Vendredi et d’autres jours 2/
Et voici le début d’un entretien avec Julien Viteau, qui a repris la librairie Vendredi il y a cinq ans. Avec José, qui le seconde depuis quatre ans, il fait vivre ces lieux inspirés où souffle l’esprit du Temps - à ne pas confondre avec l’air du temps. Cent ans, non de solitude mais d’échanges, de paroles et d’écrits. Cent ans de lectures enfouies ou révélées, et sur les étagères qui s’élèvent si haut qu’elles semblent se prolonger à l’infini, le temps multiplié. Dans tous ces livres combien de recherches, de visions, de pensées en attente d’être découvertes ?
Quelles premières lectures t’ont marqué ?

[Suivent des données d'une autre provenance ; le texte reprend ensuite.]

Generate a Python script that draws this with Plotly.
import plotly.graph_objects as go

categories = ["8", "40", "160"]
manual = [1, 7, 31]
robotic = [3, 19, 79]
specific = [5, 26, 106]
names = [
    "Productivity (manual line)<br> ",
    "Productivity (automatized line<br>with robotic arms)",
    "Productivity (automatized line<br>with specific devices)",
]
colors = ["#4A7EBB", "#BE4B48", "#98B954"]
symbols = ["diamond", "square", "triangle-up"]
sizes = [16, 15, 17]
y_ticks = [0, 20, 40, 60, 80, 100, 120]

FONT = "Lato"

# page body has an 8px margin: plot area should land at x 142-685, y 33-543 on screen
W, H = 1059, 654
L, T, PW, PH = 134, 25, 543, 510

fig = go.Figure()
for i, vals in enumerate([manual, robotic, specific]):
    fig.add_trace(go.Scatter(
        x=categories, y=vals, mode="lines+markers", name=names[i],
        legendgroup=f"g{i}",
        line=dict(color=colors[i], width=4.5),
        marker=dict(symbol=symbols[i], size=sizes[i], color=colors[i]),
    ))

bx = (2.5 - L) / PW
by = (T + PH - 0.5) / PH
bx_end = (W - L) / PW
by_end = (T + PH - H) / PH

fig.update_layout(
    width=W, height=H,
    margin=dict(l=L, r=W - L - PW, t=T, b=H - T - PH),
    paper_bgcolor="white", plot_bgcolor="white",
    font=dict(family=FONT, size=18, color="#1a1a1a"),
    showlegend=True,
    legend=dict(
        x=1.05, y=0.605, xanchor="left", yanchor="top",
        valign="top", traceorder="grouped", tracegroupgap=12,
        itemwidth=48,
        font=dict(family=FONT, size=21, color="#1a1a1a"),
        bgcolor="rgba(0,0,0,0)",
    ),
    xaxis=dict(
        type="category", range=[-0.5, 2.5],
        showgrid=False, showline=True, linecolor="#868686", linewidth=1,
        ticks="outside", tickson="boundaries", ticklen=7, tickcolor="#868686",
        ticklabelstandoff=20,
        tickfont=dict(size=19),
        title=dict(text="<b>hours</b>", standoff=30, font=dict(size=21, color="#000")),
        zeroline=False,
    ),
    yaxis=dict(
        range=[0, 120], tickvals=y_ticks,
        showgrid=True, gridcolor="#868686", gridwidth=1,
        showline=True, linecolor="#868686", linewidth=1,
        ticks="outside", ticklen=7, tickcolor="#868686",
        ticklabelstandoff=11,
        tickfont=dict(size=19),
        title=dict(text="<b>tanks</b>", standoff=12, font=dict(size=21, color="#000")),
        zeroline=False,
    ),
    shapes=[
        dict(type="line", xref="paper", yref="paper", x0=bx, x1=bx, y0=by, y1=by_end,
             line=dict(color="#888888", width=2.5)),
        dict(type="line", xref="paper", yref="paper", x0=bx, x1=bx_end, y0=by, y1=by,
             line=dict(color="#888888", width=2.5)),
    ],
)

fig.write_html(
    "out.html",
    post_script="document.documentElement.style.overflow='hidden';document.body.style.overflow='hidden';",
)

Tout d’abord, mon livre d’apprentissage de la lecture en classe préparatoire. Le personnage principal s’appelait Rémi. Il vivait dans une forêt. Ce prénom est resté un sésame pour moi. Je suis l’ami des Rémi.
Ensuite, un album du père Castor, intitulé Vieux frère de petit balai. L’histoire d’un balayeur sénégalais qui trouve un gant d’enfant et l’accroche à son balai pour retrouver son propriétaire. Aujourd’hui, cette histoire tomberait sous le coup de "l’appropriation culturelle" mais, pour moi, elle a eu une importance considérable. Vers 7-8 ans, avec Agnès Barbier, ma meilleure amie, nous faisions un journal de quartier, recopié en quelques exemplaires, avec des feuilles de papier carbone. J’ai interviewé le balayeur immigré. Cela a dû lui paraitre étrange et légèrement "tiers-mondiste". Quand j’ai repris la librairie Vendredi, Gilberte de Poncheville (qui connaissait l’histoire) m’a offert ce livre dans son édition d’origine.

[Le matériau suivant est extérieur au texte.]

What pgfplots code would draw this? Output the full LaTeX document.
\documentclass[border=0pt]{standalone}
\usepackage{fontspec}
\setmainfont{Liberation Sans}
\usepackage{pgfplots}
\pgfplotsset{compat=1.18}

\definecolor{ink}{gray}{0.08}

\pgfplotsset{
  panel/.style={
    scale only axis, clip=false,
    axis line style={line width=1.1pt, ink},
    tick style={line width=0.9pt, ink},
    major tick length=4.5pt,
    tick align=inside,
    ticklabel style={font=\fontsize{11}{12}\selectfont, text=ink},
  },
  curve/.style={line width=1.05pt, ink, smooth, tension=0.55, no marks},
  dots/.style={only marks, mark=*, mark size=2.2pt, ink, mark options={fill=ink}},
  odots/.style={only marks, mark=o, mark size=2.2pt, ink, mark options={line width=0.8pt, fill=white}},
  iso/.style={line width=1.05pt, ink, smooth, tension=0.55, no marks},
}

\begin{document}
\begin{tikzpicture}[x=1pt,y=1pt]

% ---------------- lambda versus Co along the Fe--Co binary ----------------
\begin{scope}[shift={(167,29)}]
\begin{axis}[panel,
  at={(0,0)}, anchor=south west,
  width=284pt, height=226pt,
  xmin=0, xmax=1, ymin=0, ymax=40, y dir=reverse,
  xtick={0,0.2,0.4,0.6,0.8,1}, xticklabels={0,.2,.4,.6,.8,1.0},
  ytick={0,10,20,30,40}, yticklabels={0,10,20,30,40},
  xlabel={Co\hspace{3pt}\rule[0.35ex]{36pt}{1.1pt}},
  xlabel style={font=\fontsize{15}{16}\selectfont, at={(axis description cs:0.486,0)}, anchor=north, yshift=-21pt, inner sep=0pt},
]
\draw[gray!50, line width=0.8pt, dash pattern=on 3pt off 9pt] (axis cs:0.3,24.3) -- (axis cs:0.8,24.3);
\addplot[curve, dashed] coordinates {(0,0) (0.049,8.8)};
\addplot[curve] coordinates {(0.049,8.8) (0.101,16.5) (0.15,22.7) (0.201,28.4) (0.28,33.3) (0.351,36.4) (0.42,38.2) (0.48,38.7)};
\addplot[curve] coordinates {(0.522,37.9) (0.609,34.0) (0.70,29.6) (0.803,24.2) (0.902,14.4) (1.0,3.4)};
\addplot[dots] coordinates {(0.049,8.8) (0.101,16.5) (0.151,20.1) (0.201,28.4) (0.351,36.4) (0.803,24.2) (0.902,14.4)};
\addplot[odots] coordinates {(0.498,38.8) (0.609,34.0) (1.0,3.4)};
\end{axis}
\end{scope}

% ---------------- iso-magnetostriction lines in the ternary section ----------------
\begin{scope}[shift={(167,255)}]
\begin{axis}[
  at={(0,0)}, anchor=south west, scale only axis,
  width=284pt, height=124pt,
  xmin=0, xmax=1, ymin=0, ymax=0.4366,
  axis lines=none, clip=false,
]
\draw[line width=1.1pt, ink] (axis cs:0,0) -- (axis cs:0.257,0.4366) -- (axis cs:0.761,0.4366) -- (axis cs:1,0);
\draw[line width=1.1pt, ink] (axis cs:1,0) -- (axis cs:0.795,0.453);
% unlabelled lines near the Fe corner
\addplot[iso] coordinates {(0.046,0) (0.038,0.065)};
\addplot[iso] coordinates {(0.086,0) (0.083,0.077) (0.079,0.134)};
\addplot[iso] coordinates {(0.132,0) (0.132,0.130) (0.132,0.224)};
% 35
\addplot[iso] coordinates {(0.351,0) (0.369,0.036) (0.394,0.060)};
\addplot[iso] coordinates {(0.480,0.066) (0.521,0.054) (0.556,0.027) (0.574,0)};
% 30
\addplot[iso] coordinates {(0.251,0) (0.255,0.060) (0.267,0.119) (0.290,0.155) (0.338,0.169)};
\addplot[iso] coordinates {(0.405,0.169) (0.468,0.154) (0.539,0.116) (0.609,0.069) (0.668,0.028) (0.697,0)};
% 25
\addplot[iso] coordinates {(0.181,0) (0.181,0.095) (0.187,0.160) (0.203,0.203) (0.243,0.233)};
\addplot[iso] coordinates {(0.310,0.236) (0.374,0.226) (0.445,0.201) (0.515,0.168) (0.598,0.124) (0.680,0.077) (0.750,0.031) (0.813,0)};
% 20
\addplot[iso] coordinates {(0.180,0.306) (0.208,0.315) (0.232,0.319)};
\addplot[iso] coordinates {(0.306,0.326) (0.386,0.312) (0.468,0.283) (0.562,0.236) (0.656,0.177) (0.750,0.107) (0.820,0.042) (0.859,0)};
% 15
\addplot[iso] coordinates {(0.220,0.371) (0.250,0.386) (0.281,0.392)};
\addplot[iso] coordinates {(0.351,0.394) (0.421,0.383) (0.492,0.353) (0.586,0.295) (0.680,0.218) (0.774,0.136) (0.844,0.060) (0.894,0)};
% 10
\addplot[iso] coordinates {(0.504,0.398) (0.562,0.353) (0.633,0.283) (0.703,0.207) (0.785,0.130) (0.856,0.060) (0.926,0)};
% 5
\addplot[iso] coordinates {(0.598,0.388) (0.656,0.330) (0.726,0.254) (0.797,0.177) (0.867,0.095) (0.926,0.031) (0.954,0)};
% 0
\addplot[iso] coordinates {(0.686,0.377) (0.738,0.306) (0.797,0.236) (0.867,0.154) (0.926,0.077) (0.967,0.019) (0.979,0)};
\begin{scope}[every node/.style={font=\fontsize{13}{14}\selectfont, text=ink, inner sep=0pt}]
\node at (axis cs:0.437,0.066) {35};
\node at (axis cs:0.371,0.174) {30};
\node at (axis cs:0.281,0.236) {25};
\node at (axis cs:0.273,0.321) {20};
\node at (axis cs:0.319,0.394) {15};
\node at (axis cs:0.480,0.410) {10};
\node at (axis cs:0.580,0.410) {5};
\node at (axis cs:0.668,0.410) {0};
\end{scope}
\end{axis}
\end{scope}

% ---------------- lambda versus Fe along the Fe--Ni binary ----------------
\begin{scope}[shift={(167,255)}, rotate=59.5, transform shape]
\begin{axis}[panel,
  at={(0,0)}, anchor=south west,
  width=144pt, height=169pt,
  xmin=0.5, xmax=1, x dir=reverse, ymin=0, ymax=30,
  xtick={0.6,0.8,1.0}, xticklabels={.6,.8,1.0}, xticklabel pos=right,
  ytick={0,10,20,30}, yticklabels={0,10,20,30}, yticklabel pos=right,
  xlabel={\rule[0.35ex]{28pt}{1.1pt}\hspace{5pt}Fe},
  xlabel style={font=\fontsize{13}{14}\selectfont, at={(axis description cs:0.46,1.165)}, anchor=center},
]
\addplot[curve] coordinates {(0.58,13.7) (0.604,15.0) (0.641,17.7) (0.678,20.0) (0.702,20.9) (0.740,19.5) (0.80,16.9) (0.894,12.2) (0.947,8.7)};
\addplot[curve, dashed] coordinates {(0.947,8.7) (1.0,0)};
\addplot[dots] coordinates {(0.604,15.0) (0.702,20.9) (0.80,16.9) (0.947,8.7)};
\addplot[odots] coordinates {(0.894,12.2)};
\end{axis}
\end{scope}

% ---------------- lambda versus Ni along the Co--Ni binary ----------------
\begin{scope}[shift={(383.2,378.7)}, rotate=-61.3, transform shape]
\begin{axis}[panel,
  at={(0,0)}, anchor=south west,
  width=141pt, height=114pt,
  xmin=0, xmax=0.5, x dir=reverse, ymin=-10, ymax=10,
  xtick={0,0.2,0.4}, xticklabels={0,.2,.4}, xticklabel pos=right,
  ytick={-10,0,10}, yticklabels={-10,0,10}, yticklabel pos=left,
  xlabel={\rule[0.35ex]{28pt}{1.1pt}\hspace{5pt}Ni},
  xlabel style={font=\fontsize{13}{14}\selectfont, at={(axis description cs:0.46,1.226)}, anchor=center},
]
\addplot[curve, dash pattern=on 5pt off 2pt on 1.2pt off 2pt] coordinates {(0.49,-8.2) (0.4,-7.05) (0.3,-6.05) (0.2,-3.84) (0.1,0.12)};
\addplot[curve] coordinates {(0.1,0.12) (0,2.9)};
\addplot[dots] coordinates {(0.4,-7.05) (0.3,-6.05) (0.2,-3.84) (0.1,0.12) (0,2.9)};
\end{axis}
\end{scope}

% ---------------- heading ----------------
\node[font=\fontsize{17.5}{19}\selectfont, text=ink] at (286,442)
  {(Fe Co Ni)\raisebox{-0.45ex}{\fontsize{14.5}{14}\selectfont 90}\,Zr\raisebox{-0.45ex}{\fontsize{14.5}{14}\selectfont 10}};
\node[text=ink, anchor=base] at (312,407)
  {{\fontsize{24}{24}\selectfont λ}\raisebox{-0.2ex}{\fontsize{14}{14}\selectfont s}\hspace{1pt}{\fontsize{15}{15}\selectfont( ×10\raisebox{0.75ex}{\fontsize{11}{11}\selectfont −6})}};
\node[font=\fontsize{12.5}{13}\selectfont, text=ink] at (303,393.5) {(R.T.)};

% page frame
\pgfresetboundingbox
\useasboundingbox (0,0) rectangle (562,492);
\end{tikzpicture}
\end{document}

Plus tard, vers 11-12 ans, les livres de la Comtesse de Ségur. Jusqu’à sa mort, mon grand-père les relisait chaque année (ou presque). Cette passion pour la Comtesse de Ségur me paraît aujourd’hui une chose bien étrange. Elle m’a poussé à faire une enquête très prenante vers 12 ans. J’ai, d’abord, écrit à l’archiviste d’Hachette qui m’a reçu plusieurs mercredis avec une patience incroyable. J’ai aussi passé une annonce dans le cahier Paris de Télérama, en mentionnant mon âge et mon téléphone pour obtenir des documents. J’ai reçu un nombre considérable d’appels de pédophiles mais aussi celui d’une vieille dame très aimable, Mlle Ioana Seicaresco. Elle avait la nostalgie des vieilles noblesses et je me souviens qu’elle fleurissait les tombes d’aristocrates russes. Elle m’a envoyé une grosse enveloppe de coupures de presse et une lettre très aimable. Le 3 novembre 1984, elle a été assassinée au 60 boulevard de Clichy par Thierry Paulin.
A 13 ans, la bibliothécaire de ma ville m’a autorisé à emprunter dans la section "adultes". C’est l’un des moments les plus exaltants de mon enfance. J’ai choisi Un homme d’Oriana Fallaci. Elle y raconte la vie et son histoire d’amour avec Alexandros Panagoulis depuis son arrestation en 1968 jusqu’à sa mort en 1976. Oriana Fallaci n’a pas très bien tourné par la suite mais dans ce livre, elle est impeccable. En t’écrivant cela, je comprends - et cela me trouble - pourquoi ce livre m’a tant marqué. Entrer dans la section "adultes" de la littérature aura, peut-être, signifié pour moi qu’un chant d’amour (et de lutte) pouvait s’adresser à "un homme".